Проблема примирения человеческого страдания с существованием любящего Бога неразрешима лишь постольку, поскольку мы придаем слову «любовь» тривиальное значение и смотрим на вещи так, словно человек является их центром. Но человек не является центром. Бог существует не ради человека. Человек не существует ради себя самого. «Ты сотворил все, и все по Твоей воле существует и сотворено» (Отк. 4:11). Мы не были созданы в первую очередь для того, чтобы мы могли любить Бога (хотя и для этого тоже), но чтобы Бог мог любить нас, чтобы мы могли стать предметами, в которых Божественная любовь имела бы «благоволение». Просить о том, чтобы Божественная любовь довольствовалась нами в том виде, в каком мы существуем, — все равно, что просить, чтобы Бог перестал быть Богом: поскольку Он есть то, что Он есть. Его любовь, по природе вещей, должна ужасаться иных позорных пятен на нашем нынешнем характере, и поскольку Он уже любит нас. Он должен прилагать усилия, чтобы сделать нас достойными любви. Мы не можем даже пожелать, чтобы Он примирился с нашими нынешними недостатками, как не может нищая дева желать, чтобы король Кофетуа довольствовался ее лохмотьями и грязью, или собака, раз выучившись любить человека, не может желать, чтобы человек терпел в своем доме лязгающее зубами, кишащее паразитами и марающее пол существо из дикой стаи. То, что мы здесь и сейчас склонны называть своим «счастьем», это вовсе не цель, которую преимущественно имеет в виду Бог. Но когда мы станем такими, каких Он сможет любить беспрепятственно, тогда мы и впрямь будем счастливы.
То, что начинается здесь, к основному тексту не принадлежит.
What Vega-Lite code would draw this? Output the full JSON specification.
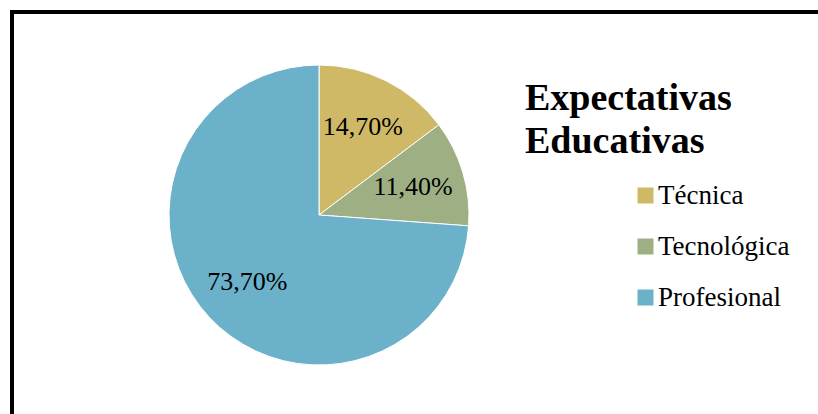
{
  "$schema": "https://vega.github.io/schema/vega-lite/v6.json",
  "padding": {"left": 9, "top": 9, "right": 0, "bottom": 0},
  "background": "white",
  "spacing": 0,
  "bounds": "flush",
  "config": {"view": {"stroke": null}, "font": "Liberation Serif"},
  "datasets": {
    "expectativas": [
      {"categoria": "Técnica", "valor": 14.7, "orden": 1, "etiqueta": "14,70%"},
      {"categoria": "Tecnológica", "valor": 11.4, "orden": 2, "etiqueta": "11,40%"},
      {"categoria": "Profesional", "valor": 73.7, "orden": 3, "etiqueta": "73,70%"}
    ],
    "vacio": []
  },
  "hconcat": [
    {
      "width": 614,
      "height": 406,
      "view": {"stroke": "black", "strokeWidth": 4, "strokeDash": [614, 1020, 406], "strokeCap": "square"},
      "data": {"name": "expectativas"},
      "encoding": {
        "theta": {"field": "valor", "type": "quantitative", "stack": true},
        "order": {"field": "orden", "type": "quantitative"}
      },
      "layer": [
        {
          "mark": {"type": "arc", "outerRadius": 150, "stroke": "white", "strokeWidth": 1},
          "encoding": {
            "color": {
              "field": "categoria",
              "type": "nominal",
              "sort": ["Técnica", "Tecnológica", "Profesional"],
              "scale": {"domain": ["Técnica", "Tecnológica", "Profesional"], "range": ["#CFB966", "#9EB083", "#6AB1C9"]},
              "legend": {
                "title": ["Expectativas", "Educativas"],
                "orient": "none",
                "legendX": 513,
                "legendY": 68,
                "padding": 0,
                "titleFont": "Liberation Serif",
                "titleFontSize": 38,
                "titleFontWeight": "bold",
                "titleColor": "black",
                "titleLineHeight": 43,
                "titleBaseline": "top",
                "titleLimit": 400,
                "titlePadding": 21,
                "symbolType": "square",
                "symbolSize": 256,
                "symbolStrokeWidth": 0,
                "symbolOpacity": 1,
                "symbolOffset": 107,
                "labelOffset": -1,
                "labelFont": "Liberation Serif",
                "labelFontSize": 27,
                "labelColor": "black",
                "labelLimit": 300,
                "rowPadding": 23
              }
            }
          }
        },
        {
          "mark": {"type": "text", "radius": 98, "font": "Liberation Serif", "fontSize": 26, "color": "black"},
          "encoding": {"text": {"field": "etiqueta"}}
        }
      ]
    },
    {
      "width": 193,
      "height": 406,
      "view": {"stroke": "black", "strokeWidth": 4, "strokeDash": [191, 2000], "strokeCap": "square"},
      "data": {"name": "vacio"},
      "mark": "point",
      "encoding": {}
    }
  ]
}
Легко предвижу, что ход моих рассуждений может вызвать протест. Я обещал, что в попытке понять Божественную благость нам не придется попросту выворачивать наизнанку нашу собственную мораль. Но мне могут возразить, что нам здесь предлагается именно такое выворачивание наизнанку. Могут сказать, что любовь, которую я приписываю Богу, именно того рода, какую в людях мы называем «эгоистической» или «собственнической», и которая проигрывает в сравнении с любовью иного рода, стремящейся прежде всего к счастью возлюбленного, а не к удовлетворению любящего. Я не уверен, что я приложил бы эту мерку даже к человеческой любви. По-моему, мне не следовало бы особенно ценить любовь друга, который заботился бы только о моем счастье, и не обращал внимания, если бы я стал поступать бесчестно. Тем не менее, я принимаю выдвинутый протест, и ответ на него должен пролить новый свет на наш предмет и исправить кое-какую односторонность в наших рассуждениях до сего момента.